Is Australia’s construction industry really crumbling?

One of the hottest topics right now and foreseeably over the next 2-3 years is the growth of the Australian construction industry (or lack thereof). It seems everyone is keeping a close eye on this sector and rightly so - there’s a ton of information to suggest that the market is softening, banks aren’t lending out money like they used to and that a number of builders have either gone under or are on the brink of collapse.

But is everything really headed toward doom and gloom?

The construction industry makes up 9% of Australia’s workforce with over 1 million people employed. It is the third fastest growing industry in this country (with retail and health coming second and first) so it’s true that if it were to really crumble, we would see huge ramifications take place.

However, it very likely won’t come close to the disaster that we all keep reading about.

Firstly, the data definitely does show a downward trend in growth. Sales volume and supply have declined, with tighter lending conditions making it difficult for developers to achieve pre-sales in Melbourne. This has of course translated into a fall in employment, with anywhere between 50,000 to 150,000 jobs projected to be lost in the residential sector alone according to the NAB. Yet I would say however that all this speculation, whether backed by data or not, is a little too skewed towards the negative.

Infrastructure project pipeline

If you look up the total construction projects market, it is still expected to show a steady growth of 8.2% over the course of 2018-2019. And there are a HUGE number of projects in the pipeline - for example the Victorian Government’s blueprint for infrastructure alone details $24.5 billion worth of new infrastructure projects across every sector including:

  • Transport
  • Culture
  • Community & Sport
  • Digital Connectivity
  • Education & Training
  • Energy
  • Environment
  • Health & Human Services
  • Justice & Emergency Services
  • Water

This ties into the growth of the civil engineering construction industry (infrastructure, transport and utilities) which is expected to grow a further 13.4% in 2018/2019.

As a result, we can expect no shortage of work - in fact, more than the labour market can keep up with for at least the next decade (and this doesn’t even begin to cover private sector work). We also hear whispers of mining getting back on its feet which would set Victorian and NSW construction workers to head back out to WA & QLD.


Opportunities for upskilling

With all the job demand there’ll be a skills shortage - at the moment we’re already experiencing a huge shortage of bricklayers, stonemasons, cabinetmakers, carpenters/joiners and plumbers. The Victorian government is offering a free TAFE course in all of these areas to help prop up what they believe will be a shortage of 30,000 people by 2025!

Future growth for the apartment market

Immigration and migration are key at the moment too with Victoria receiving 138,000 new people to the state last year alone.

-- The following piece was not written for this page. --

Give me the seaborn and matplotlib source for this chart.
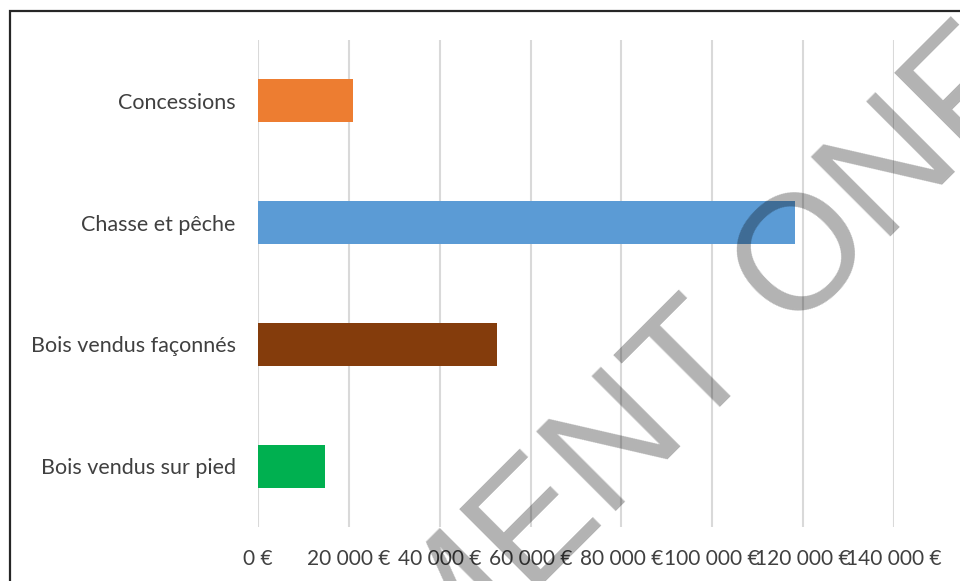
import matplotlib
matplotlib.use("Agg")
import matplotlib.pyplot as plt
import matplotlib.patches as mpatches
import seaborn as sns
import pandas as pd

categories = ["Concessions", "Chasse et pêche", "Bois vendus façonnés", "Bois vendus sur pied"]
values = [20900, 118300, 52600, 14800]
colors = ["#ED7D31", "#5B9BD5", "#843C0C", "#00B050"]
tick_values = [0, 20000, 40000, 60000, 80000, 100000, 120000, 140000]
tick_labels = ["0 €", "20 000 €", "40 000 €", "60 000 €", "80 000 €", "100 000 €", "120 000 €", "140 000 €"]
watermark = "DOCUMENT ONF"

sns.set_theme(style="white")
plt.rcParams["font.family"] = ["Lato", "DejaVu Sans"]

df = pd.DataFrame({"cat": categories, "val": values})

fig = plt.figure(figsize=(9.6, 5.81), dpi=100)
ax = fig.add_axes([258 / 960, 1 - 527 / 581, (894 - 258) / 960, (527 - 40) / 581])

sns.barplot(data=df, y="cat", x="val", hue="cat", palette=colors, order=categories,
            hue_order=categories, orient="h", width=0.355, legend=False, ax=ax,
            saturation=1, linewidth=0)

ax.set_xlim(0, 140000)
ax.set_ylim(3.5, -0.5)
ax.set_xticks(tick_values)
ax.set_xticklabels(tick_labels)
ax.xaxis.grid(True, color="#d9d9d9", linewidth=1.5)
ax.yaxis.grid(False)
ax.set_axisbelow(True)
for s in ax.spines.values():
    s.set_visible(False)
ax.set_xlabel("")
ax.set_ylabel("")
ax.tick_params(axis="x", length=0, pad=16, labelsize=15, labelcolor="#404040")
ax.tick_params(axis="y", length=0, pad=16, labelsize=15.5, labelcolor="#404040")

# outer frame
frame = mpatches.Rectangle((9.5 / 960, -0.2), 1.3, 1 - 10.5 / 581 + 0.2,
                           transform=fig.transFigure, fill=False,
                           edgecolor="#262626", linewidth=1.6, clip_on=False)
fig.patches.append(frame)

# watermark
fig.text(92 / 960, 1 - 1036 / 581, watermark, family="Liberation Sans",
         fontsize=118, color="black", alpha=0.3, rotation=45,
         rotation_mode="anchor", ha="left", va="baseline", zorder=10)

fig.savefig("out.png", dpi=100)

Most of these people are from a young demographic with a preference for locating in inner suburbs like Richmond, Collingwood, Footscray, Williamstown and even Reservoir. This suggests a prop up for the apartment market, so while there was a slide from 17,500 apartments built last year down to 15,000, it’s predicted that this will stabilise moving forward to 2023.

It’s worth noting that the young demographic aren’t fuelling this alone. Speaking with some of the leading builders that JV work with, we know there’s also demand coming from the baby boomers who are looking for high end, low maintenance apartments within a 20km radius of the CBD. In light of this, we are seeing some of the more savvy companies building the same structures with less apartments but still getting the same (if not a better) yield, i.e. the St Kilda Novotel.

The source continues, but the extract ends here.